◆ Collected material:
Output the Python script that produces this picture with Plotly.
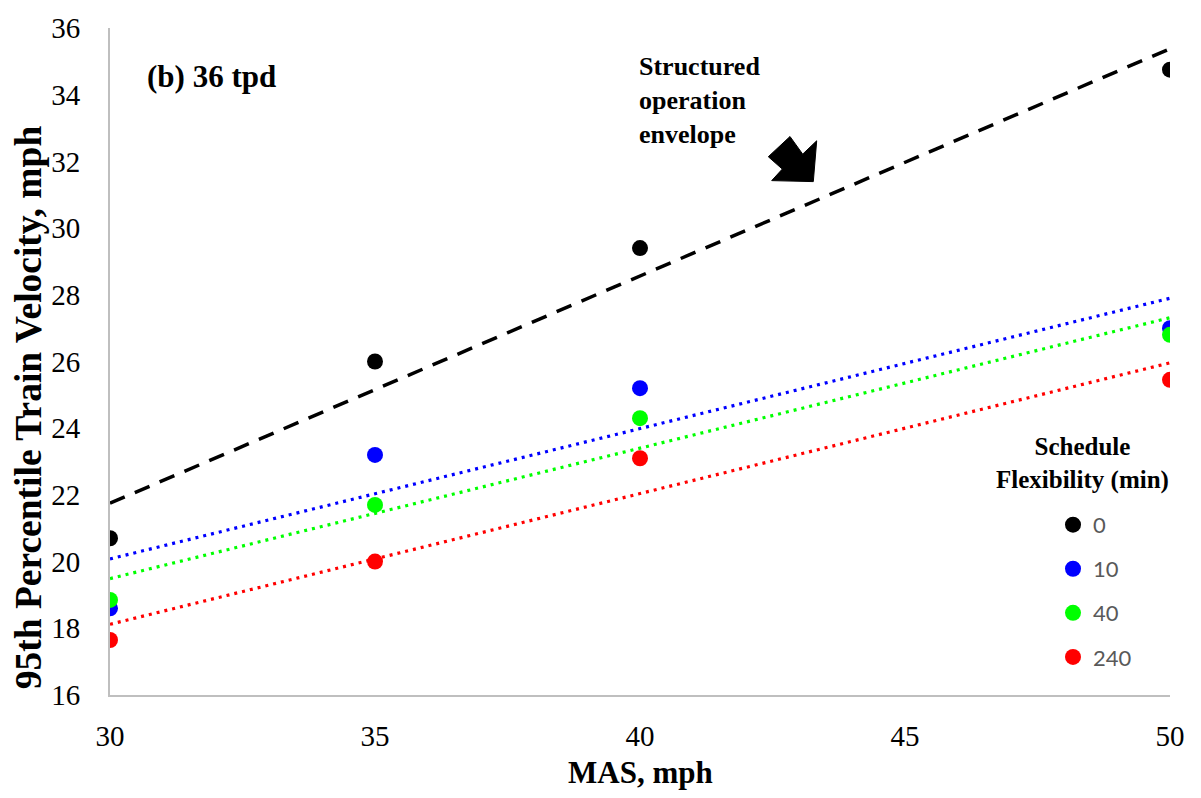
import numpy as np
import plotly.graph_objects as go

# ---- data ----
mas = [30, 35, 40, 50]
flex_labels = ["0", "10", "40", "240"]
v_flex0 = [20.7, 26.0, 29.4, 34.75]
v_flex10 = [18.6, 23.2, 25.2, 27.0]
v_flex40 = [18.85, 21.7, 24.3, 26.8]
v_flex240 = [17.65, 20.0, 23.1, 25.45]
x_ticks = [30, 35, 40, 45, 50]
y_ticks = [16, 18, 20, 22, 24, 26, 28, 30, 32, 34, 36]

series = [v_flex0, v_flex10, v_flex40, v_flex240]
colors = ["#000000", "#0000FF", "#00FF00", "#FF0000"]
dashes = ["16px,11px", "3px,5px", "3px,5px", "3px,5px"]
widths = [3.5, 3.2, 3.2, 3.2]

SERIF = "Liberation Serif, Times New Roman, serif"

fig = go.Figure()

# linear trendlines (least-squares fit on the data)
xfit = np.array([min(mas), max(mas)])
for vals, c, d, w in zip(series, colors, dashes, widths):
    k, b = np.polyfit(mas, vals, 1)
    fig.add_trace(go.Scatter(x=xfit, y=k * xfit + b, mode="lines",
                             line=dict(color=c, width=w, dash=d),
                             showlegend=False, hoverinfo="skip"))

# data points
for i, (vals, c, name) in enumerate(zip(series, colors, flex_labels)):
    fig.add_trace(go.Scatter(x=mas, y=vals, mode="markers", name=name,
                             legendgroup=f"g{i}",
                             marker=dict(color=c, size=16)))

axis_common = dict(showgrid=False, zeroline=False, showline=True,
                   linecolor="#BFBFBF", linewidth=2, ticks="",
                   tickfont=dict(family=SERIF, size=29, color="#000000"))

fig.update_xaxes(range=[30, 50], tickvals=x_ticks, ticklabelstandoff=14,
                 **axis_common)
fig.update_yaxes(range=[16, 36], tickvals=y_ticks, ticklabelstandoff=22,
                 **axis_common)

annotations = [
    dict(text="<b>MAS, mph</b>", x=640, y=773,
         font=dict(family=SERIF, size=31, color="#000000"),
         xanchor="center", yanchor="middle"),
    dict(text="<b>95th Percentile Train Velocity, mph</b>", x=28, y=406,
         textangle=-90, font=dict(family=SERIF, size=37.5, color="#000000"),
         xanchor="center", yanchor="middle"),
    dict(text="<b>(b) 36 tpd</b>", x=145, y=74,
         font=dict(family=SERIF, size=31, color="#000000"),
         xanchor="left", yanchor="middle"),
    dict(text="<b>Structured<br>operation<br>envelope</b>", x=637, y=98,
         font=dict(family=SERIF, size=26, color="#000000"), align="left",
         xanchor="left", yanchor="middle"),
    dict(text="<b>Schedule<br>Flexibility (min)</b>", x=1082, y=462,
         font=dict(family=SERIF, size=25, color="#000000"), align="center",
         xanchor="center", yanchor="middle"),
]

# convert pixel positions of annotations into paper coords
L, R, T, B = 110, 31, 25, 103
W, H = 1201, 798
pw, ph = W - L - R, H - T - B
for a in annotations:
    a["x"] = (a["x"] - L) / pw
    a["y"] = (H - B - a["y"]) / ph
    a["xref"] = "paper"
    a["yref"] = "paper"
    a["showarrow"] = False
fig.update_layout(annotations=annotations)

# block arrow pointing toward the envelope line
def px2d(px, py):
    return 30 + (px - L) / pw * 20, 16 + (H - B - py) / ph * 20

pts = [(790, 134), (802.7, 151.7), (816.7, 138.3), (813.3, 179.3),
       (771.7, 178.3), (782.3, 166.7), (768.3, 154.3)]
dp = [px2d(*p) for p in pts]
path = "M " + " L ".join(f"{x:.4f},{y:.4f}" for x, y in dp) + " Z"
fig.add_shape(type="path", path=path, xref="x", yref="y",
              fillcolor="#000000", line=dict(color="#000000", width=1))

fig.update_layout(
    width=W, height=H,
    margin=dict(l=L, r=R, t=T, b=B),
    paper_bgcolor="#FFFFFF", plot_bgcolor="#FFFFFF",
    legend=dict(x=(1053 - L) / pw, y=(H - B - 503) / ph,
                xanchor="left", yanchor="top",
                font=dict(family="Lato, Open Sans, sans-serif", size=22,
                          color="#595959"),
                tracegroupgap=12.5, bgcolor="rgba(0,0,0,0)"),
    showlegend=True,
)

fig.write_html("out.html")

◆ The problem:
Set the data above down again exactly as given, with no pictures.

◆ The answer:
Output the Python script that produces this picture with Plotly.
import numpy as np
import plotly.graph_objects as go

# ---- data ----
mas = [30, 35, 40, 50]
flex_labels = ["0", "10", "40", "240"]
v_flex0 = [20.7, 26.0, 29.4, 34.75]
v_flex10 = [18.6, 23.2, 25.2, 27.0]
v_flex40 = [18.85, 21.7, 24.3, 26.8]
v_flex240 = [17.65, 20.0, 23.1, 25.45]
x_ticks = [30, 35, 40, 45, 50]
y_ticks = [16, 18, 20, 22, 24, 26, 28, 30, 32, 34, 36]

series = [v_flex0, v_flex10, v_flex40, v_flex240]
colors = ["#000000", "#0000FF", "#00FF00", "#FF0000"]
dashes = ["16px,11px", "3px,5px", "3px,5px", "3px,5px"]
widths = [3.5, 3.2, 3.2, 3.2]

SERIF = "Liberation Serif, Times New Roman, serif"

fig = go.Figure()

# linear trendlines (least-squares fit on the data)
xfit = np.array([min(mas), max(mas)])
for vals, c, d, w in zip(series, colors, dashes, widths):
    k, b = np.polyfit(mas, vals, 1)
    fig.add_trace(go.Scatter(x=xfit, y=k * xfit + b, mode="lines",
                             line=dict(color=c, width=w, dash=d),
                             showlegend=False, hoverinfo="skip"))

# data points
for i, (vals, c, name) in enumerate(zip(series, colors, flex_labels)):
    fig.add_trace(go.Scatter(x=mas, y=vals, mode="markers", name=name,
                             legendgroup=f"g{i}",
                             marker=dict(color=c, size=16)))

axis_common = dict(showgrid=False, zeroline=False, showline=True,
                   linecolor="#BFBFBF", linewidth=2, ticks="",
                   tickfont=dict(family=SERIF, size=29, color="#000000"))

fig.update_xaxes(range=[30, 50], tickvals=x_ticks, ticklabelstandoff=14,
                 **axis_common)
fig.update_yaxes(range=[16, 36], tickvals=y_ticks, ticklabelstandoff=22,
                 **axis_common)

annotations = [
    dict(text="<b>MAS, mph</b>", x=640, y=773,
         font=dict(family=SERIF, size=31, color="#000000"),
         xanchor="center", yanchor="middle"),
    dict(text="<b>95th Percentile Train Velocity, mph</b>", x=28, y=406,
         textangle=-90, font=dict(family=SERIF, size=37.5, color="#000000"),
         xanchor="center", yanchor="middle"),
    dict(text="<b>(b) 36 tpd</b>", x=145, y=74,
         font=dict(family=SERIF, size=31, color="#000000"),
         xanchor="left", yanchor="middle"),
    dict(text="<b>Structured<br>operation<br>envelope</b>", x=637, y=98,
         font=dict(family=SERIF, size=26, color="#000000"), align="left",
         xanchor="left", yanchor="middle"),
    dict(text="<b>Schedule<br>Flexibility (min)</b>", x=1082, y=462,
         font=dict(family=SERIF, size=25, color="#000000"), align="center",
         xanchor="center", yanchor="middle"),
]

# convert pixel positions of annotations into paper coords
L, R, T, B = 110, 31, 25, 103
W, H = 1201, 798
pw, ph = W - L - R, H - T - B
for a in annotations:
    a["x"] = (a["x"] - L) / pw
    a["y"] = (H - B - a["y"]) / ph
    a["xref"] = "paper"
    a["yref"] = "paper"
    a["showarrow"] = False
fig.update_layout(annotations=annotations)

# block arrow pointing toward the envelope line
def px2d(px, py):
    return 30 + (px - L) / pw * 20, 16 + (H - B - py) / ph * 20

pts = [(790, 134), (802.7, 151.7), (816.7, 138.3), (813.3, 179.3),
       (771.7, 178.3), (782.3, 166.7), (768.3, 154.3)]
dp = [px2d(*p) for p in pts]
path = "M " + " L ".join(f"{x:.4f},{y:.4f}" for x, y in dp) + " Z"
fig.add_shape(type="path", path=path, xref="x", yref="y",
              fillcolor="#000000", line=dict(color="#000000", width=1))

fig.update_layout(
    width=W, height=H,
    margin=dict(l=L, r=R, t=T, b=B),
    paper_bgcolor="#FFFFFF", plot_bgcolor="#FFFFFF",
    legend=dict(x=(1053 - L) / pw, y=(H - B - 503) / ph,
                xanchor="left", yanchor="top",
                font=dict(family="Lato, Open Sans, sans-serif", size=22,
                          color="#595959"),
                tracegroupgap=12.5, bgcolor="rgba(0,0,0,0)"),
    showlegend=True,
)

fig.write_html("out.html")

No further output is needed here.